Above all, the Conservative Charles Walker’s speech must have been painful listening for William Hague, impassive as he looked, as he scrawled notes on the front bench, the Commons Leader surely wishing that the last day of his quarter of a century in parliament could have ended otherwise than this: trying (and failing) to execute a manoeuvre on behalf of David Cameron more appropriate to a second-rate students’ union than the government of the country.
This was about more than a Speaker Cameron would like to see the back of, and who, whatever his other faults, has done more than his recent predecessors to hold government to account. Another Tory, David Davis, said his “presumption” was for electing the Speaker by secret ballot but that this “went to the heart of the relationship between the executive and this Parliament” and should not be rushed through.
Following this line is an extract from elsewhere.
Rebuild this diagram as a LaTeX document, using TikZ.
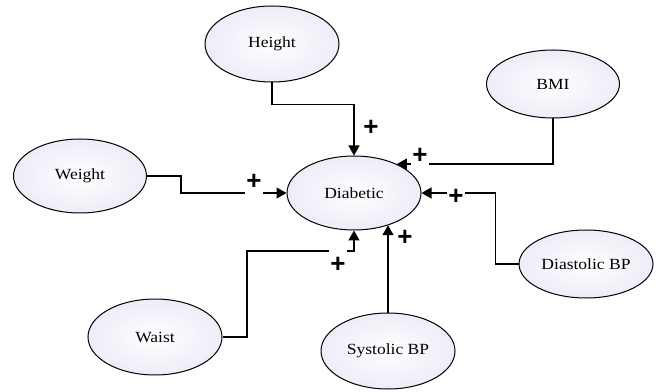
\documentclass[tikz,border=0pt]{standalone}
\usepackage{fontspec}
\setmainfont{Liberation Serif}
\newfontfamily\lblfont[FakeStretch=1.13]{Liberation Serif}
\newfontfamily\plusfont{Liberation Sans}
\usetikzlibrary{shapes.geometric,arrows.meta}
\begin{document}
\begin{tikzpicture}[x=1pt,y=1pt,
  var/.style={ellipse,draw=black,line width=1pt,inner sep=0pt,
    inner color=white,outer color={rgb,255:red,236;green,237;blue,247},
    font=\lblfont\fontsize{15.5}{17}\selectfont},
  conn/.style={line width=1.3pt,-{Triangle[length=10pt,width=11pt]}},
  pl/.style={font=\plusfont\bfseries\fontsize{26}{26}\selectfont,inner sep=1pt}]
\useasboundingbox (0,0) rectangle (658,391);
\node[var,minimum width=134pt,minimum height=74pt] (D) at (354,198) {Diabetic};
\node[var,minimum width=134pt,minimum height=76pt] (H) at (272,347) {Height};
\node[var,minimum width=133pt,minimum height=68pt] (B) at (553,307) {BMI};
\node[var,minimum width=133pt,minimum height=74pt] (W) at (80,215) {Weight};
\node[var,minimum width=134pt,minimum height=76pt] (Wa) at (155,54) {Waist};
\node[var,minimum width=134pt,minimum height=76pt] (S) at (388,40) {Systolic BP};
\node[var,minimum width=134pt,minimum height=68pt] (Di) at (586,127) {Diastolic BP};
% connectors
\draw[conn] (H.south) -- ++(0,-22) -| (D.north);
\draw[conn] (B.south) |- (D.34);
\draw[conn] (Di.west) -- ++(-23,0) |- (D.east);
\draw[conn] (W.east) -- ++(34,0) |- (D.west);
\coordinate (wk) at (247,140);
\draw[conn] (Wa.east) -| (wk) -| (D.south);
\draw[conn] (S.north) -- (S.north |- D.-43.3);
% signs
\node[pl] (p1) at (371,263) {+};
\node[pl,fill=white] (p2) at (420,235) {+};
\node[pl,fill=white] (p3) at (456,194) {+};
\node[pl,fill=white,text depth=4pt] (p4) at (254,207) {+};
\node[pl,fill=white,anchor=base,text height=24pt] (p5) at (338,118) {+};
\node[pl] (p6) at (405,153) {+};
\end{tikzpicture}
\end{document}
Labour MPs (and independent-minded Tories) gave Walker a standing ovation or waved their order papers after he told how as chairman of the Procedure Committee he had repeatedly called for the issue to be debated in prime-time. He described, his lower lip trembling, how Hague and the Chief Whip Michael Gove had “played him as a fool” by keeping him out of the loop. “The Government was hoping that the party would be kept here under a three-line whip for a party meeting and others would have gone home,” he said, adding: “This does not reflect well on the Government.”
OK, Walker may not be a John Wilkes or a John Hampden. But his words owed something to that tradition of parliament standing up to an over-mighty executive.